Marmaris’in sürekli kanayan bir yarasına değinmeden geçmemeliyim. Marmaris Milli Parkı içinde yer alan, usulsüz bir şekilde inşaatı devam eden Sinpaş öyküsünü anlatmak, en azından doğaya ve insana olan saygı gereği önem taşıyor. Marmaris Kızılkum bükü mevkiinde bulunan Milli Park içinde araziye 1988 yılında Hattalar, “Mevzi İmar Planı” üzerinden 7 katlı, 550 odalı otel projesine izin alıyor ve inşaata başlıyorlar. Sonrasında iflas ediyorlar.
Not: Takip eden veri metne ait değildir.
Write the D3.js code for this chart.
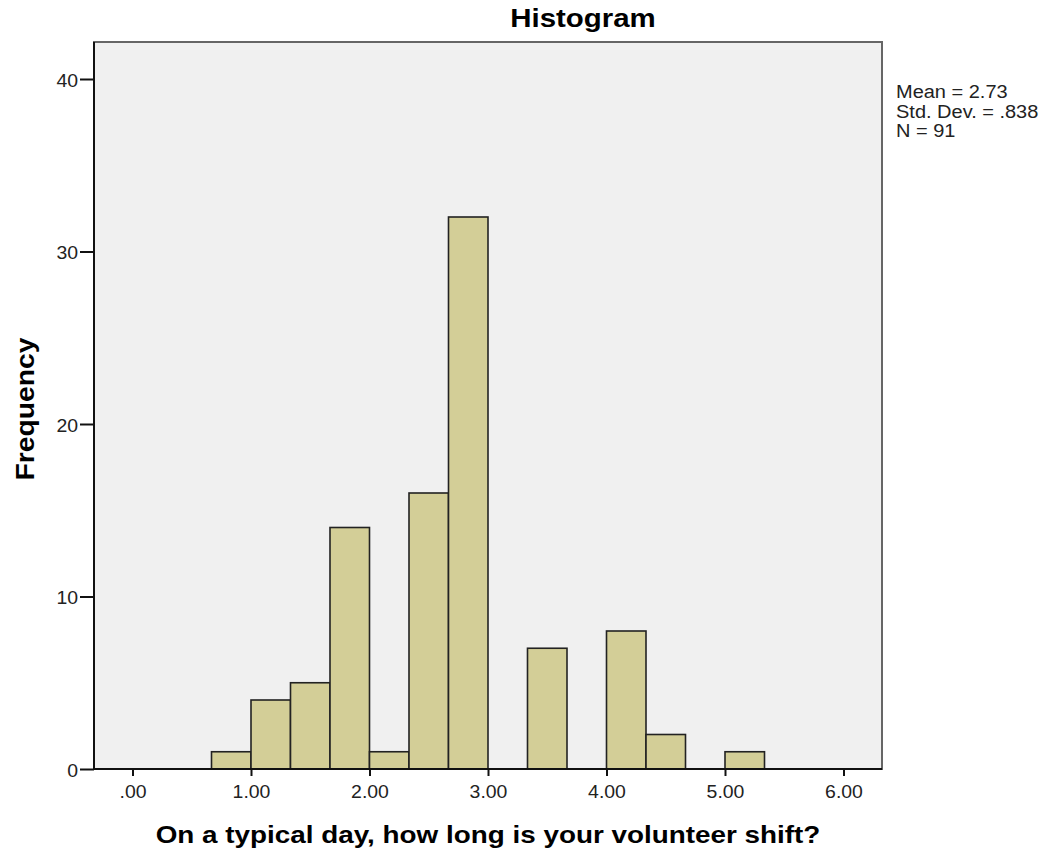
<!DOCTYPE html>
<html>
<head>
<meta charset="utf-8">
<script src="https://cdn.jsdelivr.net/npm/d3@7"></script>
<style>
  body { margin: 0; background: #fff; }
  text { font-family: "Liberation Sans", Arial, sans-serif; }
</style>
</head>
<body>
<div id="chart"></div>
<script>
// bin edges (width 1/3) and counts
const binStarts = [2/3, 1, 4/3, 5/3, 2, 7/3, 8/3, 3, 10/3, 11/3, 4, 13/3, 14/3, 5];
const counts    = [1, 4, 5, 14, 1, 16, 32, 0, 7, 0, 8, 2, 0, 1];
const binWidth = 1/3;
const xTicks = [0, 1, 2, 3, 4, 5, 6];
const yTicks = [0, 10, 20, 30, 40];
const stats = ["Mean = 2.73", "Std. Dev. = .838", "N = 91"];

const width = 1048, height = 851;
const plot = {left: 94, top: 42, right: 882, bottom: 769};
const widen = 1.11; // the reference text is drawn a bit wide

// stretch text horizontally along its run
function stretch(sel, k) {
  sel.each(function() {
    const w = this.getComputedTextLength();
    d3.select(this).attr("textLength", w * k).attr("lengthAdjust", "spacingAndGlyphs");
  });
}

const svg = d3.select("#chart")
  .append("svg")
  .attr("width", width)
  .attr("height", height);

const x = d3.scaleLinear().domain([0, 6]).range([132.5, 843.5]);
const y = d3.scaleLinear().domain([0, 40]).range([plot.bottom, 79]);

// plot background
svg.append("rect")
  .attr("x", plot.left)
  .attr("y", plot.top)
  .attr("width", plot.right - plot.left)
  .attr("height", plot.bottom - plot.top)
  .attr("fill", "#f0f0f0")
  .attr("stroke", "#666")
  .attr("stroke-width", 2);

// bars
svg.selectAll("rect.bar")
  .data(binStarts.map((s, i) => ({s: s, n: counts[i]})).filter(d => d.n > 0))
  .enter()
  .append("rect")
  .attr("class", "bar")
  .attr("x", d => x(d.s))
  .attr("y", d => y(d.n))
  .attr("width", d => x(d.s + binWidth) - x(d.s))
  .attr("height", d => y(0) - y(d.n))
  .attr("fill", "#d3ce97")
  .attr("stroke", "#222")
  .attr("stroke-width", 1.6);

// x axis
const xAxis = svg.append("g")
  .attr("transform", "translate(0," + plot.bottom + ")")
  .call(d3.axisBottom(x).tickValues(xTicks).tickSize(7).tickPadding(5)
    .tickFormat(d => d3.format(".2f")(d).replace(/^0/, "")));
xAxis.select(".domain").attr("d", "M" + plot.left + ",0H" + plot.right)
  .attr("stroke", "#111").attr("stroke-width", 2);
xAxis.selectAll(".tick line").attr("stroke", "#111").attr("stroke-width", 2);
xAxis.selectAll("text").attr("font-size", 17.5).attr("fill", "#222").attr("dy", "0.95em");
stretch(xAxis.selectAll("text"), widen);

// y axis
const yAxis = svg.append("g")
  .attr("transform", "translate(" + plot.left + ",0)")
  .call(d3.axisLeft(y).tickValues(yTicks).tickSize(14).tickPadding(2));
yAxis.select(".domain").attr("d", "M0," + plot.top + "V" + plot.bottom)
  .attr("stroke", "#111").attr("stroke-width", 2);
yAxis.selectAll(".tick line").attr("stroke", "#111").attr("stroke-width", 2);
yAxis.selectAll("text").attr("font-size", 17.5).attr("fill", "#222").attr("dy", "0.42em");
stretch(yAxis.selectAll("text"), widen);

// title and axis labels
const title = svg.append("text")
  .attr("x", 583).attr("y", 27)
  .attr("text-anchor", "middle")
  .attr("font-size", 26.5).attr("font-weight", "bold")
  .text("Histogram");
stretch(title, widen);

const xLabel = svg.append("text")
  .attr("x", 488).attr("y", 843)
  .attr("text-anchor", "middle")
  .attr("font-size", 24).attr("font-weight", "bold")
  .text("On a typical day, how long is your volunteer shift?");
stretch(xLabel, 1.16);

const yLabel = svg.append("text")
  .attr("transform", "translate(34,409) rotate(-90)")
  .attr("text-anchor", "middle")
  .attr("font-size", 25).attr("font-weight", "bold")
  .text("Frequency");
stretch(yLabel, 1.13);

// stats box text
const statText = svg.selectAll("text.stat")
  .data(stats)
  .enter()
  .append("text")
  .attr("class", "stat")
  .attr("x", 896)
  .attr("y", (d, i) => 98 + i * 19.5)
  .attr("font-size", 18)
  .attr("fill", "#222")
  .text(d => d);
stretch(statText, widen);
</script>
</body>
</html>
AKP yandaşlarından olduğu iddia edilen SİNPAŞ, 2009 yılında bu yeri satın alıyor. 1999 Marmara Depremi olmadığı ve bugünkü “Deprem Yönetmeliği” o günkü mevcut mevzuatta yer almadığı için o tarihten günümüze, inşaat bugünkü usule aykırı bir şekilde eski yönetmenliğe göre devam ediyor. Üstelik proje değiştirilerek inşaat alanı 122.000 m2 çıkarılıyor. Mevzuata aykırı biçimde hem kat sayıları arttırılıyor (10 kat yapılmış) hem de ruhsatın vasfını otelden Otel artı Konut’a çevriliyor. Bu arada bir iddiaya daha dikkatle bakalım. SİMPAŞ maliki olduğu alanın dışında MİLLİ PARKIN arazisinin içine de girip, onlarca dönüm araziyi ukdesine geçiriyor. İlgiler ve yetkililer buna göz yumuyor. Ayrıca, ÇED Yönetmeliği’ne göre; “ÇED süreci tamamlanmadan herhangi bir izin, ruhsat verilemez” koşuluna rağmen SİNPAŞ, Valiliğin “ÇED gerekli değildir” kararı nedeniyle inşaata devam ediyor. “Marmaris Kent Konseyi” gerek milli park arazisine izinsiz girilmesi, arazinin ve doğanın yapısını tahrip etmesi, gerek imar mevzuatına aykırı izinler verilmesi, gerek çevreyi ve denizi kirleten faaliyet içinde bulunması, gerekse ÇED raporunun olmaması böylece, haksız kazanç elde edilmesi nedeniyle itiraz ederek yargıya başvuruyor. Ayrıca Muğla Büyükşehir Belediyesi Başkanlığı da Sinpaş’a karşı olumsuz bir rapor veriyor. Ancak mülki idarenin tüm unsurları, Sinpaş’ın yanında duruyor, oluşacak rantını korumaya devam ediyor.

∗∗∗

Anadolu’nun en batısından bakınca, müthiş bir çirkinlik ve adaletsizlik içinde yaşadığımızı anlıyoruz! AKP Yandaşı olmak, onlara doğayı yok etme, kent düzenini bozma ve yasadışına çıkma hakkını veriyor! Torunlarımıza bırakacağımız miras nasıl birilerine peşkeş çekilir? Milli Park nasıl rant için yok edilir? Niye engellemiyoruz? Adaletin olmadığını hala anlamadık mı? Böyle bir ülkede yaşamayı hak etmedik.